**DATA SECTION**
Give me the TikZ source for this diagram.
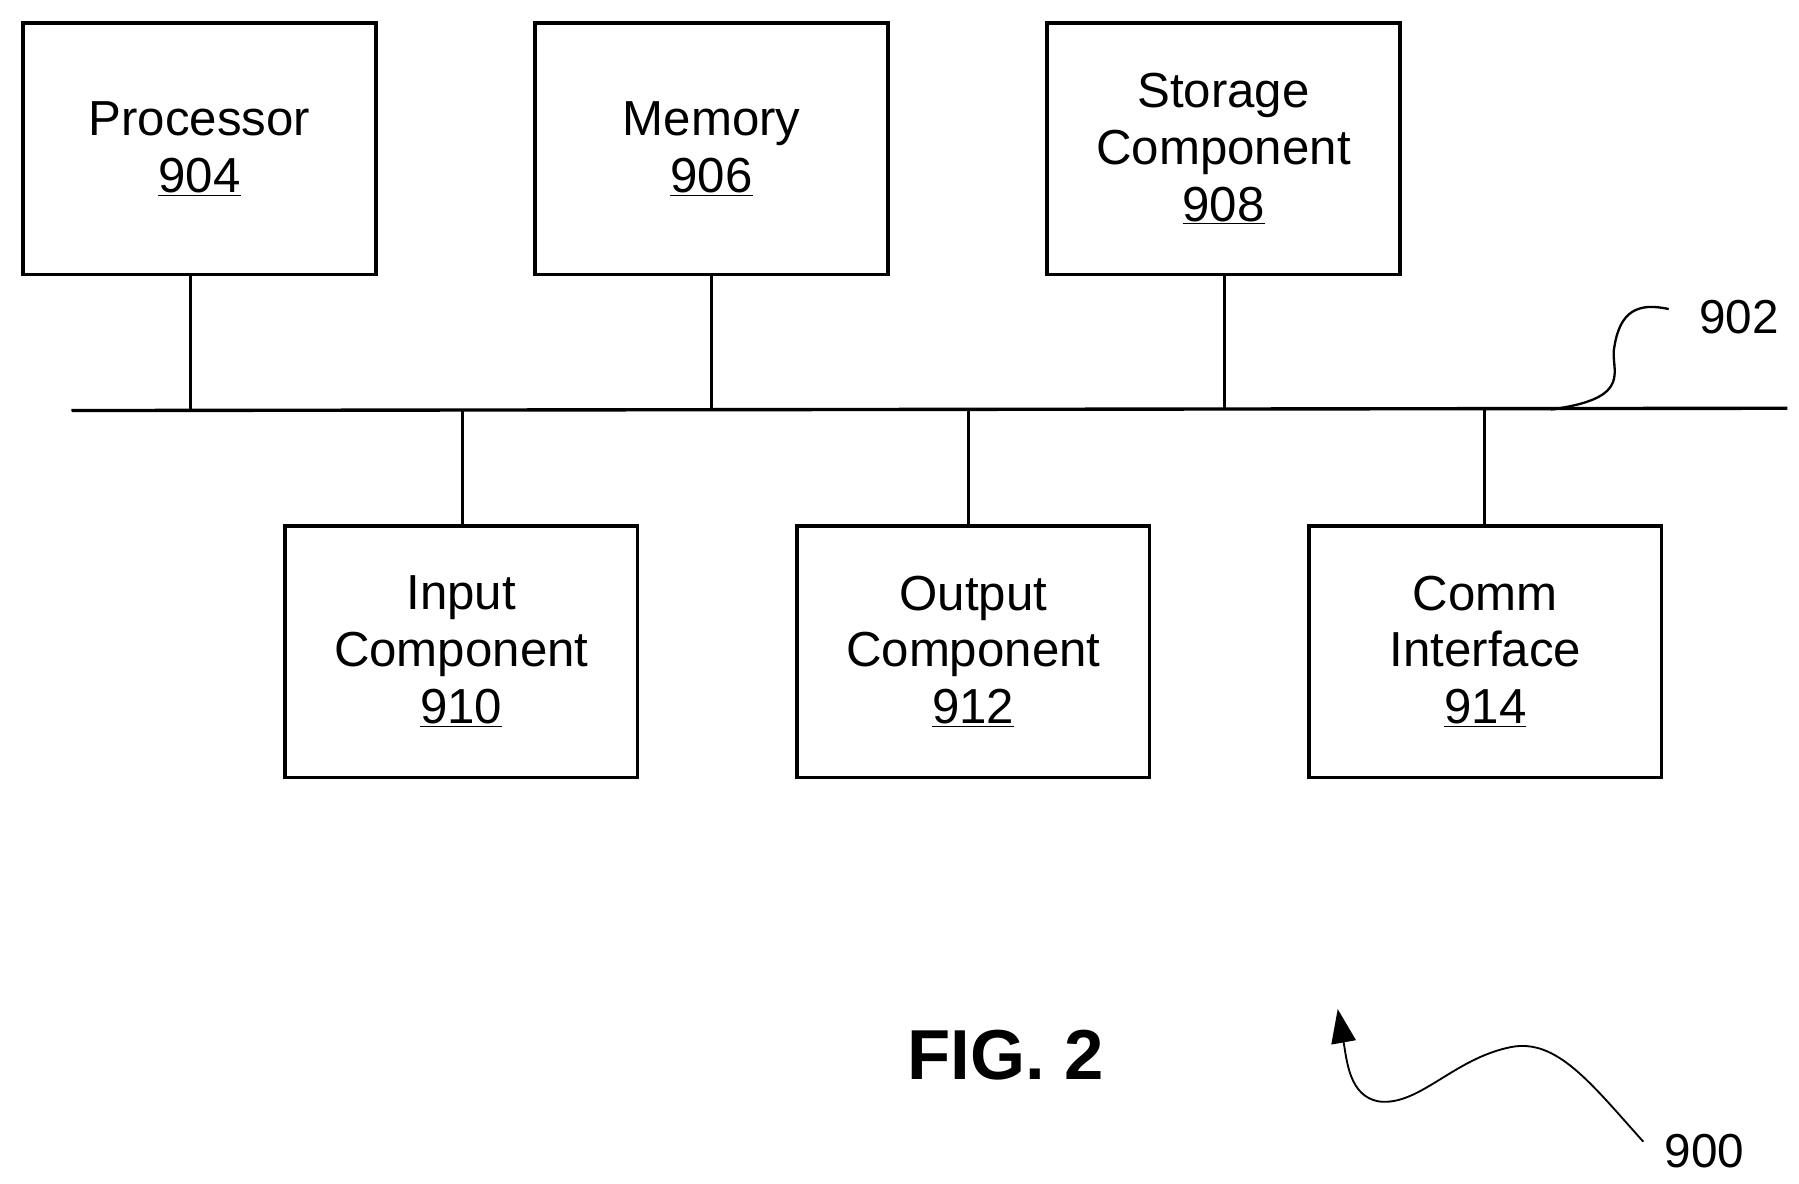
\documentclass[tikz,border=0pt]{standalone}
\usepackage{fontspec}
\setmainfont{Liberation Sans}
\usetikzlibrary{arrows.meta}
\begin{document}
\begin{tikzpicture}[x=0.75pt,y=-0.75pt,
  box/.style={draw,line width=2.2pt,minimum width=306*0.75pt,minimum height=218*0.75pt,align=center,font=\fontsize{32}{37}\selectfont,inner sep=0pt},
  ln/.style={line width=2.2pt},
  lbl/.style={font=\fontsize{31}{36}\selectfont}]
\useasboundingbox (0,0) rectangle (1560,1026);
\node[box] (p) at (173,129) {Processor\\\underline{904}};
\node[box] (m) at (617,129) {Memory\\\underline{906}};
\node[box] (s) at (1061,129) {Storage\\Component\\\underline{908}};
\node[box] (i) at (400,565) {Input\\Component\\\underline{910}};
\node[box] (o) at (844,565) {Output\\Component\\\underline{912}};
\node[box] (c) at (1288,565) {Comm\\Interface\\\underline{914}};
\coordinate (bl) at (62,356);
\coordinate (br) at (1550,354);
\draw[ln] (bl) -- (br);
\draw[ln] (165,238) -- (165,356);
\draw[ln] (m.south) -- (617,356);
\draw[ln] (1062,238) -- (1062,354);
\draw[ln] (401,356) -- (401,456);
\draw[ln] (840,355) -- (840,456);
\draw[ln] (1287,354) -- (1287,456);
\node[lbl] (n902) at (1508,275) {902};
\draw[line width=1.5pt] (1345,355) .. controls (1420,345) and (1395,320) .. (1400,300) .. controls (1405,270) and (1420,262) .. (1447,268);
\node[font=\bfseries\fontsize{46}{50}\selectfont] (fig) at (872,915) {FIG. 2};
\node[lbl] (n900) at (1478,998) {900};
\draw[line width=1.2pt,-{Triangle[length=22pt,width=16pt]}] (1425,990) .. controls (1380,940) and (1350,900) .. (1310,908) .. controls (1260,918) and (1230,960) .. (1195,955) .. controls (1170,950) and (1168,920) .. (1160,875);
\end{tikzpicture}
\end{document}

**STATED TASK**
Reproduce the whole listing word for word, setting aside any pictures.

**EXERCISE RESPONSE**
Give me the TikZ source for this diagram.
\documentclass[tikz,border=0pt]{standalone}
\usepackage{fontspec}
\setmainfont{Liberation Sans}
\usetikzlibrary{arrows.meta}
\begin{document}
\begin{tikzpicture}[x=0.75pt,y=-0.75pt,
  box/.style={draw,line width=2.2pt,minimum width=306*0.75pt,minimum height=218*0.75pt,align=center,font=\fontsize{32}{37}\selectfont,inner sep=0pt},
  ln/.style={line width=2.2pt},
  lbl/.style={font=\fontsize{31}{36}\selectfont}]
\useasboundingbox (0,0) rectangle (1560,1026);
\node[box] (p) at (173,129) {Processor\\\underline{904}};
\node[box] (m) at (617,129) {Memory\\\underline{906}};
\node[box] (s) at (1061,129) {Storage\\Component\\\underline{908}};
\node[box] (i) at (400,565) {Input\\Component\\\underline{910}};
\node[box] (o) at (844,565) {Output\\Component\\\underline{912}};
\node[box] (c) at (1288,565) {Comm\\Interface\\\underline{914}};
\coordinate (bl) at (62,356);
\coordinate (br) at (1550,354);
\draw[ln] (bl) -- (br);
\draw[ln] (165,238) -- (165,356);
\draw[ln] (m.south) -- (617,356);
\draw[ln] (1062,238) -- (1062,354);
\draw[ln] (401,356) -- (401,456);
\draw[ln] (840,355) -- (840,456);
\draw[ln] (1287,354) -- (1287,456);
\node[lbl] (n902) at (1508,275) {902};
\draw[line width=1.5pt] (1345,355) .. controls (1420,345) and (1395,320) .. (1400,300) .. controls (1405,270) and (1420,262) .. (1447,268);
\node[font=\bfseries\fontsize{46}{50}\selectfont] (fig) at (872,915) {FIG. 2};
\node[lbl] (n900) at (1478,998) {900};
\draw[line width=1.2pt,-{Triangle[length=22pt,width=16pt]}] (1425,990) .. controls (1380,940) and (1350,900) .. (1310,908) .. controls (1260,918) and (1230,960) .. (1195,955) .. controls (1170,950) and (1168,920) .. (1160,875);
\end{tikzpicture}
\end{document}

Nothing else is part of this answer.